§ **WORK TO DO**: Quote all lines below exactly. Images stay out.

§ **MATERIAL PROVIDED**:
________________
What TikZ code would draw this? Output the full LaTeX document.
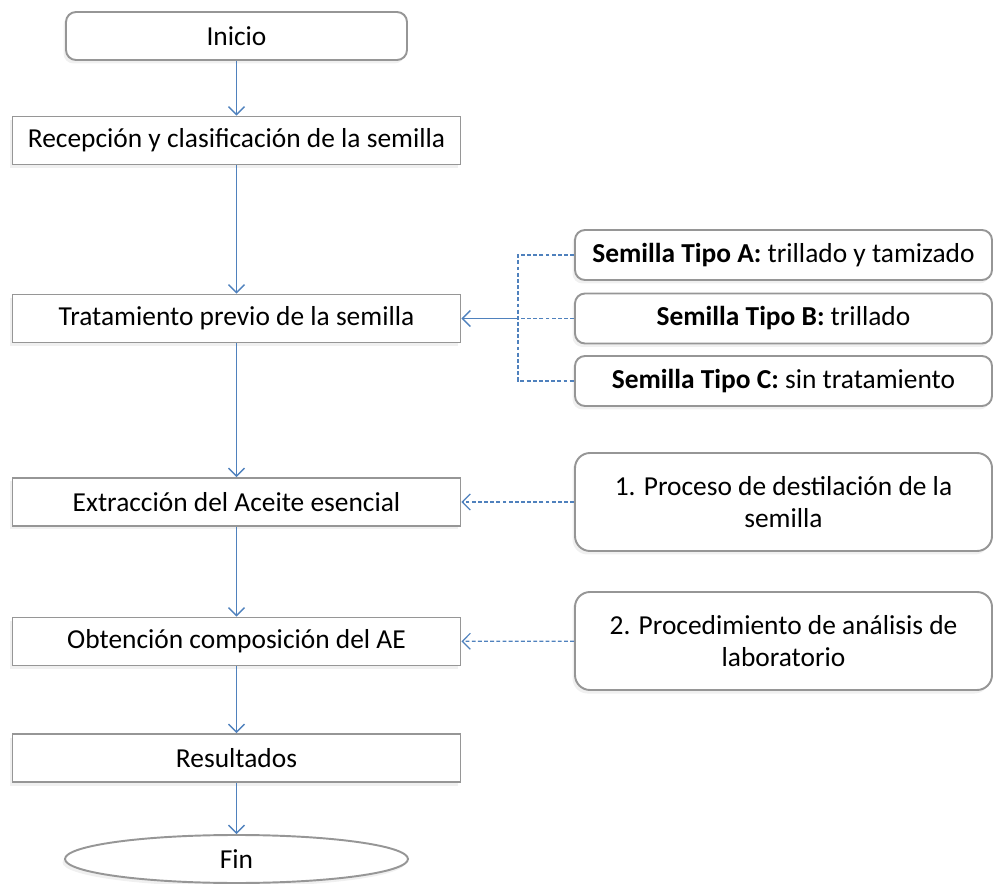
\documentclass[tikz,border=0pt]{standalone}
\usepackage{fontspec}
\setmainfont{Carlito}
\usepackage{xcolor}
\usetikzlibrary{arrows.meta,positioning,shapes.geometric,shadows}
\definecolor{linea}{RGB}{79,129,189}
\definecolor{borde}{RGB}{150,150,150}

\begin{document}
\begin{tikzpicture}[font=\fontsize{15.6}{18.5}\selectfont,
  caja/.style={draw=borde,line width=1.1pt,fill=white,inner sep=0pt,
    minimum height=0.96cm,minimum width=8.96cm,
    drop shadow={shadow xshift=-0.05cm,shadow yshift=-0.07cm,opacity=0.12}},
  redonda/.style={caja,rounded corners=0.2cm},
  tipo/.style={redonda,minimum width=8.34cm,minimum height=1.0cm},
  nota/.style={redonda,rounded corners=0.3cm,minimum width=8.34cm,
    minimum height=1.96cm,align=center},
  flecha/.style={draw=linea,line width=0.8pt,-{Straight Barb[length=1.6mm,width=3.2mm]}},
  guia/.style={draw=linea,line width=0.7pt,dash pattern=on 2.2pt off 1.3pt}]
\useasboundingbox (0,0) rectangle (19.86,-17.68);
% flujo principal
\node[redonda,minimum width=6.82cm] (inicio) at (4.73,-0.72) {Inicio};
\node[caja] (recep) at (4.73,-2.81) {Recepción y clasificación de la semilla};
\node[caja] (trat) at (4.73,-6.37) {Tratamiento previo de la semilla};
\node[caja] (extr) at (4.73,-10.04) {Extracción del Aceite esencial};
\node[caja] (obt) at (4.73,-12.83) {Obtención composición del AE};
\node[caja] (res) at (4.73,-15.16) {Resultados};
\node[ellipse,draw=borde,line width=1.1pt,fill=white,inner sep=0pt,
  minimum width=6.86cm,minimum height=0.96cm,
  drop shadow={shadow xshift=-0.05cm,shadow yshift=-0.07cm,opacity=0.12}] (fin) at (4.73,-17.18) {Fin};
% cajas de la derecha
\node[tipo] (tipoA) at (15.67,-5.10) {\textbf{Semilla Tipo A:} trillado y tamizado};
\node[tipo] (tipoB) at (15.67,-6.37) {\textbf{Semilla Tipo B:} trillado};
\node[tipo] (tipoC) at (15.67,-7.62) {\textbf{Semilla Tipo C:} sin tratamiento};
\node[nota] (dest) at (15.67,-10.04) {1. Proceso de destilación de la\\semilla};
\node[nota] (anal) at (15.67,-12.82) {2. Procedimiento de análisis de\\laboratorio};
\coordinate (junta) at (10.36,-6.37);
% conectores
\draw[flecha] (inicio) -- (recep);
\draw[flecha] (recep) -- (trat);
\draw[flecha] (trat) -- (extr);
\draw[flecha] (extr) -- (obt);
\draw[flecha] (obt) -- (res);
\draw[flecha] (res) -- (fin);
\draw[guia] (tipoA.west) -| (junta) |- (tipoC.west);
\draw[guia] (tipoB.west) -- (junta);
\draw[flecha] (junta) -- (trat.east);
\draw[guia,-{Straight Barb[length=1.6mm,width=3.2mm]}] (dest) -- (extr);
\draw[guia,-{Straight Barb[length=1.6mm,width=3.2mm]}] (anal) -- (obt);
\end{tikzpicture}
\end{document}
________________
§ **THE ANSWER**:
What TikZ code would draw this? Output the full LaTeX document.
\documentclass[tikz,border=0pt]{standalone}
\usepackage{fontspec}
\setmainfont{Carlito}
\usepackage{xcolor}
\usetikzlibrary{arrows.meta,positioning,shapes.geometric,shadows}
\definecolor{linea}{RGB}{79,129,189}
\definecolor{borde}{RGB}{150,150,150}

\begin{document}
\begin{tikzpicture}[font=\fontsize{15.6}{18.5}\selectfont,
  caja/.style={draw=borde,line width=1.1pt,fill=white,inner sep=0pt,
    minimum height=0.96cm,minimum width=8.96cm,
    drop shadow={shadow xshift=-0.05cm,shadow yshift=-0.07cm,opacity=0.12}},
  redonda/.style={caja,rounded corners=0.2cm},
  tipo/.style={redonda,minimum width=8.34cm,minimum height=1.0cm},
  nota/.style={redonda,rounded corners=0.3cm,minimum width=8.34cm,
    minimum height=1.96cm,align=center},
  flecha/.style={draw=linea,line width=0.8pt,-{Straight Barb[length=1.6mm,width=3.2mm]}},
  guia/.style={draw=linea,line width=0.7pt,dash pattern=on 2.2pt off 1.3pt}]
\useasboundingbox (0,0) rectangle (19.86,-17.68);
% flujo principal
\node[redonda,minimum width=6.82cm] (inicio) at (4.73,-0.72) {Inicio};
\node[caja] (recep) at (4.73,-2.81) {Recepción y clasificación de la semilla};
\node[caja] (trat) at (4.73,-6.37) {Tratamiento previo de la semilla};
\node[caja] (extr) at (4.73,-10.04) {Extracción del Aceite esencial};
\node[caja] (obt) at (4.73,-12.83) {Obtención composición del AE};
\node[caja] (res) at (4.73,-15.16) {Resultados};
\node[ellipse,draw=borde,line width=1.1pt,fill=white,inner sep=0pt,
  minimum width=6.86cm,minimum height=0.96cm,
  drop shadow={shadow xshift=-0.05cm,shadow yshift=-0.07cm,opacity=0.12}] (fin) at (4.73,-17.18) {Fin};
% cajas de la derecha
\node[tipo] (tipoA) at (15.67,-5.10) {\textbf{Semilla Tipo A:} trillado y tamizado};
\node[tipo] (tipoB) at (15.67,-6.37) {\textbf{Semilla Tipo B:} trillado};
\node[tipo] (tipoC) at (15.67,-7.62) {\textbf{Semilla Tipo C:} sin tratamiento};
\node[nota] (dest) at (15.67,-10.04) {1. Proceso de destilación de la\\semilla};
\node[nota] (anal) at (15.67,-12.82) {2. Procedimiento de análisis de\\laboratorio};
\coordinate (junta) at (10.36,-6.37);
% conectores
\draw[flecha] (inicio) -- (recep);
\draw[flecha] (recep) -- (trat);
\draw[flecha] (trat) -- (extr);
\draw[flecha] (extr) -- (obt);
\draw[flecha] (obt) -- (res);
\draw[flecha] (res) -- (fin);
\draw[guia] (tipoA.west) -| (junta) |- (tipoC.west);
\draw[guia] (tipoB.west) -- (junta);
\draw[flecha] (junta) -- (trat.east);
\draw[guia,-{Straight Barb[length=1.6mm,width=3.2mm]}] (dest) -- (extr);
\draw[guia,-{Straight Barb[length=1.6mm,width=3.2mm]}] (anal) -- (obt);
\end{tikzpicture}
\end{document}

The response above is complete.